Ask Oregon State wrestling coach Jim Zalesky about Mike Mangrum and he’ll tell you how far the senior 141-pounder has come in his time in Corvallis.
Mangrum has matured on and off the mat.
He has survived rough patches as he heads into the final leg of his college career.
“I think he’s really grown as a wrestler and I think he’s really grown as a person,” Zalesky said.
A gifted athlete out of Auburn, Wash., Mangrum took a redshirt year, then quickly had an impact on the Beavers the following season.
He reached the NCAA tournament in his first two seasons with OSU, then broke through for a fifth-place finish last season. He finished 38-5 and also took the Pac-12 title.
Mangrum is 32-4 this season and ranked as high as No. 3 going into today’s National Duals Regional in Gill Coliseum.
The Beavers wrestle Michigan at 1 p.m.
With 128 career wins, Mangrum needs six more to move into a tie with Les Gutches for fifth in the OSU record book.
Of course, what Mangrum really wants is a national title.
“I’m a year older, more mature than last year and the years before and I want it more this year than I have any other year,” Mangrum said.
“I’m still training hard, as hard as I did last year, if not harder. I think it’s just about me wanting it as much as I do right now.”
Growth on the mat has been ongoing.
Mangrum stubbed his toe a few times earlier in the season but is 13-0 since losing to Illinois’ B.J. Futrell in the Midlands Championships.
Losses came when Mangrum let up and didn’t push for the entire seven minutes. He often tried to sit on a lead.
“I realized that I needed to keep moving my feet and just keep pushing forward because I noticed that whenever I stopped wrestling and I just kind of stood in front of guys is when I would get taken down,” Mangrum said. “So since midseason until now, that’s been the biggest thing that I’ve been working on is continuously moving and continuously driving though my match.”
Growth off the mat was a little less subtle.
Mangrum was nearly thrown off the team for alcohol-related incidents.
All the wins, records, trips to the NCAA tournament would have been out the window.
In 2009, Mangrum was arrested and charged with second-degree disorderly conduct after he made comments to a passing group of bicyclists that resulted in a physical confrontation — described as a wrestling match in the Corvallis Gazette-Times — with one of the bicyclists, who managed to subdue him. Mangrum was intoxicated at the time.
He was sentenced to 12 months of bench probation and alcohol evaluation and ordered to complete 100 hours of community service.
The lesson didn’t stick.
Just a year later, Mangrum was arrested again.

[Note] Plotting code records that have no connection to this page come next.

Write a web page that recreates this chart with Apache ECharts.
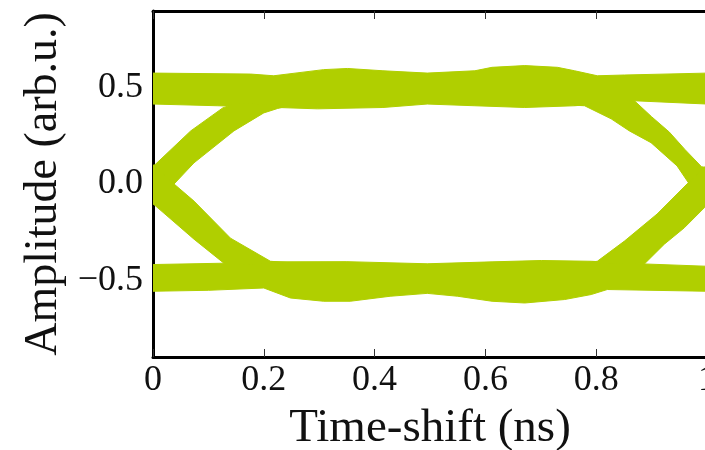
<!DOCTYPE html>
<html>
<head>
<meta charset="utf-8">
<script src="https://cdn.jsdelivr.net/npm/echarts@6/dist/echarts.min.js"></script>
<style>
  html, body { margin: 0; padding: 0; background: #fff; }
  #chart { width: 705px; height: 450px; }
</style>
</head>
<body>
<div id="chart"></div>
<script>
// Eye-diagram envelope: each band is bounded by an upper and a lower edge,
// given as [time-shift (ns), amplitude (arb.u.)] pairs.

// Upper rail ("1" level)
const highUpper = [[0, 0.577], [0.176, 0.572], [0.218, 0.563], [0.26, 0.578], [0.308, 0.595], [0.351, 0.601], [0.415, 0.589], [0.495, 0.577], [0.581, 0.589], [0.612, 0.607], [0.671, 0.616], [0.73, 0.607], [0.761, 0.589], [0.802, 0.563], [0.851, 0.567], [1, 0.577]];
const highLower = [[0, 0.416], [0.117, 0.407], [0.225, 0.398], [0.297, 0.391], [0.415, 0.398], [0.495, 0.416], [0.581, 0.407], [0.671, 0.398], [0.761, 0.407], [0.869, 0.433], [1, 0.416]];

// Lower rail ("0" level)
const lowUpper = [[0, -0.419], [0.128, -0.412], [0.218, -0.405], [0.35, -0.404], [0.495, -0.415], [0.612, -0.405], [0.701, -0.398], [0.791, -0.402], [0.887, -0.416], [1, -0.428]];
const lowLower = [[0, -0.558], [0.1, -0.553], [0.2, -0.541], [0.248, -0.593], [0.308, -0.61], [0.356, -0.61], [0.428, -0.584], [0.495, -0.569], [0.55, -0.584], [0.612, -0.61], [0.671, -0.619], [0.743, -0.601], [0.791, -0.575], [0.82, -0.549], [1, -0.558]];

// Rising edge leaving the left crossing
const riseLeftUpper = [[0, 0.094], [0.005, 0.104], [0.068, 0.276], [0.126, 0.396], [0.15, 0.42]];
const riseLeftLower = [[0, -0.1], [0.038, 0], [0.074, 0.11], [0.146, 0.276], [0.2, 0.37], [0.225, 0.393], [0.25, 0.41]];

// Falling edge leaving the left crossing
const fallLeftUpper = [[0, 0.1], [0.038, 0], [0.074, -0.089], [0.14, -0.282], [0.212, -0.402], [0.25, -0.41]];
const fallLeftLower = [[0, -0.104], [0.005, -0.115], [0.074, -0.287], [0.128, -0.412], [0.15, -0.42]];

// Falling edge into the right crossing
const fallRightUpper = [[0.84, 0.43], [0.869, 0.433], [0.9, 0.35], [0.932, 0.27], [0.96, 0.18], [0.99, 0.09], [1, 0.085]];
const fallRightLower = [[0.76, 0.41], [0.779, 0.407], [0.827, 0.339], [0.86, 0.276], [0.899, 0.215], [0.946, 0.094], [0.968, 0], [1, -0.1]];

// Rising edge into the right crossing
const riseRightUpper = [[0.78, -0.41], [0.802, -0.402], [0.851, -0.297], [0.91, -0.156], [0.964, 0], [1, 0.1]];
const riseRightLower = [[0.887, -0.416], [0.923, -0.313], [0.959, -0.228], [0.995, -0.124], [1, -0.11]];

const bands = [
  [highUpper, highLower],
  [lowUpper, lowLower],
  [riseLeftUpper, riseLeftLower],
  [fallLeftUpper, fallLeftLower],
  [fallRightUpper, fallRightLower],
  [riseRightUpper, riseRightLower]
];

const xTicks = [0, 0.2, 0.4, 0.6, 0.8, 1];
const xTickLabels = ['0', '0.2', '0.4', '0.6', '0.8', '1'];
const yTicks = [-0.5, 0, 0.5];
const yTickLabels = ['\u22120.5', '0.0', '0.5'];

const FONT = 'Liberation Serif';
const BAND_COLOR = '#b0cf00';

const chart = echarts.init(document.getElementById('chart'), null, { renderer: 'canvas' });

const lineStyle = { color: '#000', width: 3 };
const tickStyle = { show: true, inside: true, length: 8, lineStyle: { color: '#333', width: 1 } };

function xLabel(v) {
  const i = xTicks.findIndex(t => Math.abs(t - v) < 1e-9);
  return i >= 0 ? xTickLabels[i] : '';
}
function yLabel(v) {
  const i = yTicks.findIndex(t => Math.abs(t - v) < 1e-9);
  return i >= 0 ? yTickLabels[i] : '';
}

chart.setOption({
  backgroundColor: '#fff',
  animation: false,
  grid: { left: 153, top: 11, width: 554, height: 346, containLabel: false, outerBoundsMode: 'none' },
  xAxis: [
    {
      type: 'value', position: 'bottom', min: 0, max: 1, interval: 0.2,
      name: 'Time-shift (ns)', nameLocation: 'middle', nameGap: 48,
      nameTextStyle: { fontFamily: FONT, fontSize: 47, color: '#111' },
      axisLine: { show: true, onZero: false, lineStyle },
      axisTick: tickStyle,
      axisLabel: { show: true, margin: 6, fontFamily: FONT, fontSize: 36, color: '#111', formatter: xLabel, showMinLabel: true, showMaxLabel: true },
      splitLine: { show: false }
    },
    {
      type: 'value', position: 'top', min: 0, max: 1, interval: 0.2,
      axisLine: { show: true, onZero: false, lineStyle },
      axisTick: tickStyle,
      axisLabel: { show: false },
      splitLine: { show: false }
    }
  ],
  yAxis: [
    {
      type: 'value', position: 'left', min: -0.9, max: 0.9,
      name: 'Amplitude (arb.u.)', nameLocation: 'middle', nameGap: 82,
      nameTextStyle: { fontFamily: FONT, fontSize: 46, color: '#111' },
      axisLine: { show: true, onZero: false, lineStyle },
      axisTick: Object.assign({}, tickStyle, { customValues: yTicks }),
      axisLabel: { show: true, margin: 10, fontFamily: FONT, fontSize: 36, color: '#111', customValues: yTicks, formatter: yLabel },
      splitLine: { show: false }
    },
    {
      type: 'value', position: 'right', min: -0.9, max: 0.9,
      axisLine: { show: true, onZero: false, lineStyle },
      axisTick: Object.assign({}, tickStyle, { customValues: yTicks }),
      axisLabel: { show: false },
      splitLine: { show: false }
    }
  ],
  series: [
    {
      type: 'custom',
      xAxisIndex: 0,
      yAxisIndex: 0,
      clip: true,
      silent: true,
      data: bands.map((b, i) => [b[0][0][0], b[0][0][1], i]),
      encode: { x: 0, y: 1 },
      renderItem: function (params, api) {
        const idx = api.value(2);
        const band = bands[idx];
        const pts = band[0].concat(band[1].slice().reverse()).map(p => api.coord(p));
        return {
          type: 'polygon',
          shape: { points: pts },
          style: { fill: BAND_COLOR, stroke: BAND_COLOR, lineWidth: 1 }
        };
      }
    }
  ]
});
</script>
</body>
</html>
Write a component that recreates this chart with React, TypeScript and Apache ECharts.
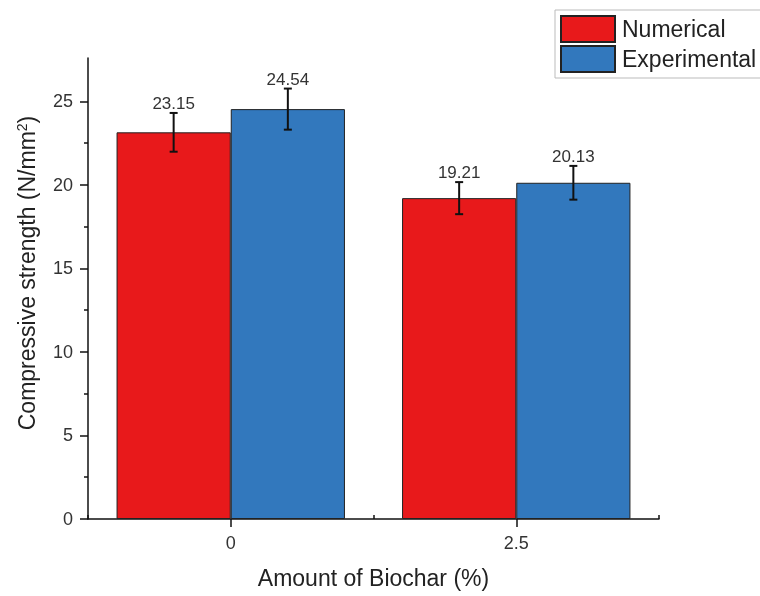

This time he decided to punch a yard lamp after a night on the town.
“I was walking past it and for some reason I just decided to take it out,” Mangrum said.
This time, Mangrum knew he could be in deep trouble.
Zalesky told him he would have to think long and hard about whether the Beavers were going to keep him on the team.
After some thought, Zalesky decided to give Mangrum another break.
“You’ve got to learn from your mistakes,” Zalesky said. “Wrestling, to me, is kind of like life. You’re going to either learn from your mistakes while you’re getting beat, and if you don’t, you’re just going to keep getting beat.”
It was an eye-opener for Mangrum.
Changes had to come.
“After the second time, I realized that I was on the chopping block,” Mangrum said. “One more of those and I was out of here. It put everything in perspective and it made me realize that going out and partying and all that stuff, that’s not what I wanted to do anymore."
Weekend drinking binges came to an abrupt end.
Mangrum said he no longer gets drunk and aside from a beer at home every now and then, stays away from alcohol altogether.
He prefers to stay home but serves as the designated driver on the rare occasions he goes out with friends.
“Just because I’m scared that if something happens, then that’s it,” he said.
“I think it’s helped me, too. It made me grow up and not be kind of an idiot anymore.”
Now, Mangrum is focused on finishing his senior season on a high note and then graduating with a degree in sociology this spring.
“It forces you to look at the things you really want, when you make a mistake,” he said. “Luckily, I got a second chance and a third chance.”